Il “patron” della Wagner era rimasto a corto di fondi, circostanza esiziale per le sue imprese, soprattutto per i cinquemila “legionari” stanziati in Africa che consentono a Prigozhin di partecipare al business delle materie prime in diversi Paesi. Se gli oppositori di Putin sono come questo improvvisato generale, Zar Vladimir può davvero dormire sonni tranquilli. Non è un caso che l’uomo forte di Mosca sia apparso più ringalluzzito che mai al recente vertice dello Sco ( l’Organizzazione per la Cooperazione di Shanghai, che riunisce i Paesi eurasiatici insieme a Cina e India). In quell’occasione Putin ha minacciato la sospensione dell’accordo sulla circolazione del grano ucraino via Mar Nero. Non sappiamo se l’autocrate di Mosca darà seguito a questo suo annuncio, rimane però il fatto che il grano è un’arma di ricatto ancora utilizzabile dalla Russia.
Ma il problema più grande della strategia del logoramento è che garantisce il contenimento degli effetti di una guerra, non quello che può succedere dopo. Una guerra che finisce senza una vera pace può generare guerre future. I conflitti trasformano interiormente gli uomini e le donne che vi partecipano, aprendo fratture d’odio non facilmente ricomponibili.

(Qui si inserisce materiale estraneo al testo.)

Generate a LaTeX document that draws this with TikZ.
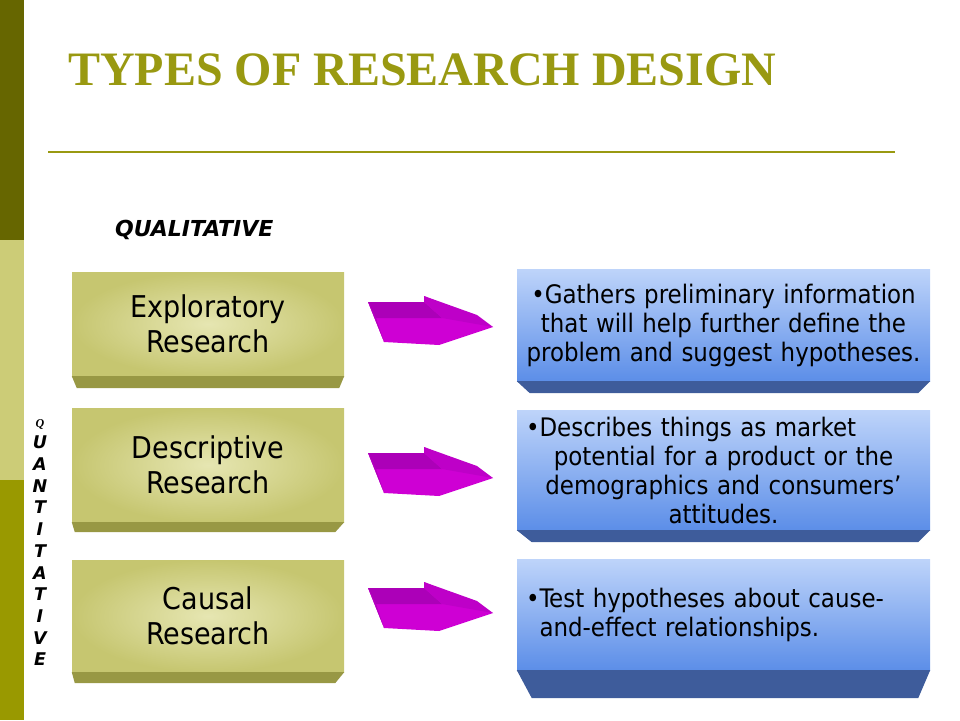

Racconta Ernst von Salomon nel romanzo autobiografico “I proscritti” che, nella marcia di rientro in patria del novembre del 1918, i soldati tedeschi guardavano con disprezzo la gente che abitava nelle città in cui passavano: si sentivano traditi dal proprio governo e dal proprio popolo, che si erano arresi mentre loro continuavano a combattere sul campo. Sappiamo come andò a finire di lì a una quindicina di anni. E all’epoca non c’erano ancora le bombe atomiche.